At what point, then, do these $84 million in revenue resemble a “figment of bookkeeping?” Alpert was way off-base with his characterization and he then goes on to raise a bogus issue with a new accounting standard SFAS 167, just issued on June 12, 2009, which takes effect after November 15, 2009, meaning that it will apply to FSLR 2010 reporting. (Alpert is so economical with the truth that he leaves out this timing.)
SFAS 167 was adopted in the wake of Enron to rein in bogus sales to entities under the control of the seller, or “variable interest entities.” Alpert cites FSLR’s general 10Q disclosure that sales to projects in which it has invested may raise issues under 167. Note that this is not a specific disclosure related to the Lieberose revenue, but a boiler-plate disclosure that all companies must make.
By Alpert’s transitive logic: the equity right in Lieberose is the same as a “variable interest” in a controlled entity and therefore must be what FSLR is talking about in its 10Q disclosure. Very sensationally, he connects FSLR to Enron by stating, “investor’s may well question whether the company-funded projects reflect natural demand for its products.” It’s a substantial charge given the magnitude of the fraud involved in Enron, and understandably raises fears, especially among non-accountants.
Is the right to an equity stake in Lieberose a “variable interest” in a controlled entity that allowed FLSR to pull the strings of demand enough to generate a Q2 beat? No. FSLR never had control of the project and panel sales were booked at prevailing, not inflated, market prices. Whether the project would exist but for FSLR’s financing, it is hard to say, but that doesn’t make the profits any less real nor does it trigger 167 scrutiny, even if 167 had been already implanted as Alpert falsely implied.

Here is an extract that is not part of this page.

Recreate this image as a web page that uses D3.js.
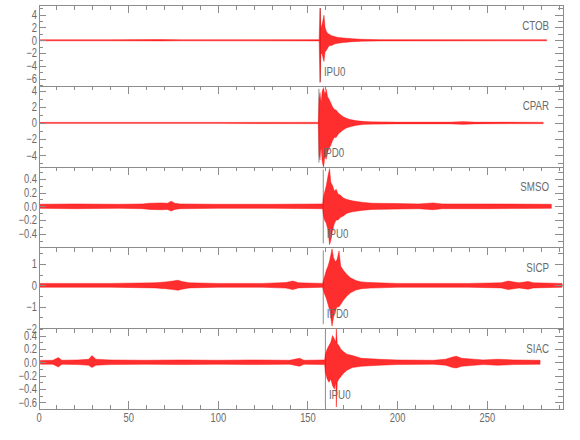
<!DOCTYPE html>
<html>
<head>
<meta charset="utf-8">
<script src="https://cdn.jsdelivr.net/npm/d3@7"></script>
<style>
body { margin: 0; background: #fff; }
svg { display: block; }
text { font-family: "Liberation Sans", Arial, sans-serif; }
.axis path, .axis line { stroke: #8c8c8c; stroke-width: 1; shape-rendering: crispEdges; }
.axis text { fill: #6a6a6a; font-size: 12px; }
</style>
</head>
<body>
<script>
var stations = ["CTOB", "CPAR", "SMSO", "SICP", "SIAC"];
var picks = ["IPU0", "IPD0", "IPU0", "IPD0", "IPU0"];
var pickTimes = [157.2, 156.4, 158.8, 158.8, 160.0];

var yDomains = [[-7.1, 5.5], [-5.4, 4.6], [-0.6, 0.58], [-2.0, 1.77], [-0.70, 0.51]];
var yMajor = [
	[-6, -4, -2, 0, 2, 4],
	[-4, -2, 0, 2, 4],
	[-0.4, -0.2, 0, 0.2, 0.4],
	[-2, -1, 0, 1],
	[-0.6, -0.4, -0.2, 0, 0.2, 0.4]
];
var yMinor = [
	[-7, -5, -3, -1, 1, 3, 5],
	[-5, -3, -1, 1, 3],
	[-0.5, -0.3, -0.1, 0.1, 0.3, 0.5],
	[-1.5, -0.5, 0.5, 1.5],
	[-0.7, -0.5, -0.3, -0.1, 0.1, 0.3, 0.5]
];
var yFormats = ["d", "d", ".1f", "d", ".1f"];

var xMajor = [0, 50, 100, 150, 200, 250];
var xMinor = [10, 20, 30, 40, 60, 70, 80, 90, 110, 120, 130, 140, 160, 170, 180, 190, 210, 220, 230, 240, 260, 270, 280, 290];

// trace envelopes: time (s), upper and lower amplitude
var ctobT  = [0.5, 40, 67, 80, 156.5, 157, 157.5, 158.2, 159.2, 159.8, 160.5, 161.5, 162.3, 163.5, 165, 167, 170, 175, 180, 190, 283.4];
var ctobHi = [0.08, 0.08, 0.12, 0.08, 0.1, 5.0, 1.8, 2.5, 3.9, 2.0, 1.4, 1.0, 0.9, 0.7, 0.6, 0.45, 0.35, 0.25, 0.15, 0.1, 0.08];
var ctobLo = [-0.08, -0.08, -0.1, -0.08, -0.1, -6.6, -2.0, -2.2, -3.3, -1.8, -1.6, -1.1, -0.8, -0.8, -0.6, -0.45, -0.35, -0.22, -0.15, -0.1, -0.08];

var cparT  = [0.5, 100, 156.0, 156.4, 157, 157.6, 158.2, 159, 159.7, 160.5, 161.3, 162, 163, 164, 165, 166, 167.5, 169.8, 171.5, 173.5, 177, 181, 186, 200, 230, 236.8, 243, 281.5];
var cparHi = [0.08, 0.08, 0.1, 3.0, 3.8, 2.6, 4.0, 4.4, 3.6, 4.2, 3.2, 3.0, 2.5, 2.0, 1.7, 1.6, 1.2, 0.8, 0.6, 0.45, 0.3, 0.2, 0.15, 0.12, 0.12, 0.18, 0.12, 0.1];
var cparLo = [-0.08, -0.08, -0.1, -4.0, -4.6, -3.0, -4.8, -5.6, -4.2, -4.5, -3.6, -3.2, -2.8, -2.2, -1.8, -1.8, -1.3, -0.9, -0.65, -0.5, -0.3, -0.2, -0.15, -0.12, -0.12, -0.18, -0.12, -0.1];

var smsoT  = [0.7, 20, 45, 58, 62, 68, 72, 74, 76, 79, 100, 130, 158.5, 158.8, 159.5, 160.5, 161.5, 162.3, 163, 164, 165, 166, 167, 168.5, 170, 172, 175, 180, 186, 200, 212, 220, 225, 250, 286];
var smsoHi = [0.03, 0.035, 0.03, 0.035, 0.045, 0.05, 0.045, 0.075, 0.045, 0.035, 0.03, 0.03, 0.035, 0.12, 0.2, 0.3, 0.45, 0.55, 0.35, 0.3, 0.22, 0.25, 0.18, 0.16, 0.12, 0.1, 0.08, 0.06, 0.045, 0.04, 0.035, 0.05, 0.035, 0.035, 0.03];
var smsoLo = [-0.03, -0.035, -0.03, -0.035, -0.045, -0.05, -0.045, -0.07, -0.045, -0.035, -0.03, -0.03, -0.035, -0.12, -0.2, -0.25, -0.35, -0.56, -0.5, -0.35, -0.25, -0.2, -0.2, -0.16, -0.14, -0.1, -0.08, -0.06, -0.045, -0.04, -0.035, -0.05, -0.035, -0.035, -0.03];

var sicpT  = [0.5, 20, 40, 65, 71, 75, 77.8, 80, 84, 100, 125, 138, 141.8, 145, 158.5, 158.8, 159.5, 160.5, 161.5, 162.5, 163.7, 164.5, 165.5, 166.5, 167.6, 168.5, 170, 172, 174, 177, 180, 185, 200, 240, 258, 262, 265, 268, 273, 276, 292];
var sicpHi = [0.09, 0.09, 0.09, 0.12, 0.16, 0.2, 0.24, 0.18, 0.12, 0.09, 0.09, 0.13, 0.2, 0.12, 0.09, 0.2, 0.4, 0.7, 0.9, 1.2, 1.7, 1.3, 1.1, 1.2, 1.6, 0.9, 0.7, 0.5, 0.35, 0.22, 0.16, 0.13, 0.09, 0.09, 0.12, 0.2, 0.16, 0.12, 0.18, 0.12, 0.09];
var sicpLo = [-0.09, -0.09, -0.09, -0.12, -0.16, -0.2, -0.23, -0.18, -0.12, -0.09, -0.09, -0.13, -0.2, -0.12, -0.09, -0.2, -0.4, -0.6, -0.9, -1.2, -1.9, -1.5, -1.2, -1.0, -1.0, -0.9, -0.7, -0.5, -0.35, -0.22, -0.16, -0.13, -0.09, -0.09, -0.12, -0.2, -0.16, -0.12, -0.18, -0.12, -0.09];

var siacT  = [1, 8, 11.1, 13, 22, 28, 29.8, 32, 40, 60, 80, 100, 120, 140, 145.6, 148, 159.6, 160, 161, 162, 163, 164, 165, 165.8, 166.1, 166.6, 167.5, 168.5, 170, 172, 175, 180, 190, 200, 220, 227, 231, 233, 236, 241, 248, 256, 265, 279.7];
var siacHi = [0.028, 0.03, 0.07, 0.03, 0.035, 0.045, 0.1, 0.045, 0.035, 0.03, 0.035, 0.03, 0.035, 0.03, 0.06, 0.03, 0.035, 0.12, 0.2, 0.25, 0.3, 0.4, 0.35, 0.3, 0.5, 0.28, 0.25, 0.2, 0.16, 0.12, 0.1, 0.06, 0.045, 0.035, 0.03, 0.045, 0.08, 0.09, 0.06, 0.05, 0.035, 0.045, 0.035, 0.03];
var siacLo = [-0.028, -0.03, -0.07, -0.03, -0.035, -0.045, -0.08, -0.045, -0.035, -0.03, -0.035, -0.03, -0.035, -0.03, -0.06, -0.03, -0.035, -0.15, -0.25, -0.3, -0.25, -0.35, -0.4, -0.3, -0.67, -0.3, -0.25, -0.22, -0.17, -0.12, -0.08, -0.06, -0.045, -0.035, -0.03, -0.045, -0.08, -0.085, -0.06, -0.05, -0.035, -0.045, -0.035, -0.03];

var traces = [
	[ctobT, ctobHi, ctobLo],
	[cparT, cparHi, cparLo],
	[smsoT, smsoHi, smsoLo],
	[sicpT, sicpHi, sicpLo],
	[siacT, siacHi, siacLo]
];

var W = 580, H = 440;
var panelTop = 5, panelH = 80.8;
var narrow = "scale(0.78,1)";

var svg = d3.select("body").append("svg")
	.attr("width", W)
	.attr("height", H);

var x = d3.scaleLinear().domain([0, 292.5]).range([38.5, 563]);

function label(g, px, py, txt, anchor) {
	g.append("text")
		.attr("transform", "translate(" + px + "," + py + ") " + narrow)
		.attr("text-anchor", anchor)
		.attr("fill", "#6a6a6a")
		.style("font-size", "12.5px")
		.text(txt);
}

function drawPanel(i) {
	var py = panelTop + i * panelH;
	var y = d3.scaleLinear().domain(yDomains[i]).range([py + panelH, py]);
	var g = svg.append("g").attr("class", "panel");

	var tr = traces[i];
	var pts = tr[0].map(function(t, k) { return {t: t, hi: tr[1][k], lo: tr[2][k]}; });

	// pick line
	g.append("line")
		.attr("x1", x(pickTimes[i])).attr("x2", x(pickTimes[i]))
		.attr("y1", py + 3).attr("y2", py + panelH - 4)
		.attr("stroke", "#8c8c8c")
		.attr("stroke-width", 1);

	var area = d3.area()
		.x(function(d) { return x(d.t); })
		.y0(function(d) { return y(d.lo); })
		.y1(function(d) { return y(d.hi); });

	g.append("path")
		.datum(pts)
		.attr("d", area)
		.attr("fill", "#ff0000")
		.attr("fill-opacity", 0.82)
		.attr("stroke", "#ff0000")
		.attr("stroke-opacity", i == 1 ? 0.5 : 0.85)
		.attr("stroke-width", 0.5)
		.attr("stroke-linejoin", "round");

	label(g, x(pickTimes[i]) + 3.5, py + 71, picks[i], "start");
	label(g, 549, py + 24.5, stations[i], "end");

	// left axis
	g.append("g").attr("class", "axis")
		.attr("transform", "translate(" + x.range()[0] + ",0)")
		.call(d3.axisLeft(y).tickValues(yMajor[i]).tickSize(-7).tickSizeOuter(0).tickPadding(2).tickFormat(d3.format(yFormats[i])))
		.selectAll("text").attr("transform", narrow);
	g.append("g").attr("class", "axis")
		.attr("transform", "translate(" + x.range()[0] + ",0)")
		.call(d3.axisLeft(y).tickValues(yMinor[i]).tickSize(-4).tickSizeOuter(0).tickFormat(""));

	// right axis
	g.append("g").attr("class", "axis")
		.attr("transform", "translate(" + x.range()[1] + ",0)")
		.call(d3.axisRight(y).tickValues(yMajor[i]).tickSize(-8).tickSizeOuter(0).tickFormat(""));
	g.append("g").attr("class", "axis")
		.attr("transform", "translate(" + x.range()[1] + ",0)")
		.call(d3.axisRight(y).tickValues(yMinor[i]).tickSize(-5).tickSizeOuter(0).tickFormat(""));

	// top ticks
	g.append("g").attr("class", "axis")
		.attr("transform", "translate(0," + py + ")")
		.call(d3.axisTop(x).tickValues(xMajor).tickSize(-8).tickSizeOuter(0).tickFormat(""));
	g.append("g").attr("class", "axis")
		.attr("transform", "translate(0," + py + ")")
		.call(d3.axisTop(x).tickValues(xMinor).tickSize(-4.5).tickSizeOuter(0).tickFormat(""));
}

for (var i = 0; i < stations.length; i++) {
	drawPanel(i);
}

var bottomY = panelTop + stations.length * panelH;
svg.append("g").attr("class", "axis")
	.attr("transform", "translate(0," + bottomY + ")")
	.call(d3.axisBottom(x).tickValues(xMajor).tickSize(-8).tickSizeOuter(0).tickPadding(4))
	.selectAll("text").attr("transform", narrow);
svg.append("g").attr("class", "axis")
	.attr("transform", "translate(0," + bottomY + ")")
	.call(d3.axisBottom(x).tickValues(xMinor).tickSize(-4.5).tickSizeOuter(0).tickFormat(""));
</script>
</body>
</html>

What about the issue of whether analysts were fooled into using revenue estimates that were too low? The company was pretty clear on its Q1 conference call that the guidance excluded some upsides and some downsides, the deferred revenue from Lieberose was an upside. The only criticism we would make of FSLR is that it could have included more disclosure in the earnings press release and thereby prevented about 5 or 10 minutes of ezcessive exuberance in the after-market after the press release was released and before the slides and conference call.
Here is what the company said on its Q2 conference call on July 30 as reported in Seeking Alpha’s transcript. (Contrary to Alpert’s implication, this was not buried in the 10-Q filing.)
Let me provide you with some additional comments on the Lieberose project. Revenue recognition was triggered by the closing of the project's third-party debt financing in the second quarter. First Solar only holds subordinated debt in the capital structure of it today and the expiration of any right to the project equity. Year to date, we have recognized $84 million of revenues representing approximately 80% of the total project revenue. The project is currently being marketed for our customer Juwi.
There are ample issues with FSLR that merit exploration and analysis, but the "Q2 revenue beat" is not one of them. Barron’s has egg on its face in our view. Barron’s also tried at the tail end of the article to raise an issue with FSLR’s purchase accounting treatment on OptiSolar, but since most readers can only tolerate so much accounting technicalities, and since Barron’s never made clear what it was objecting to anyway, we will refrain from commenting further.
Disclosure: E4 Capital holds no positions in FSLR or the Solar Sector.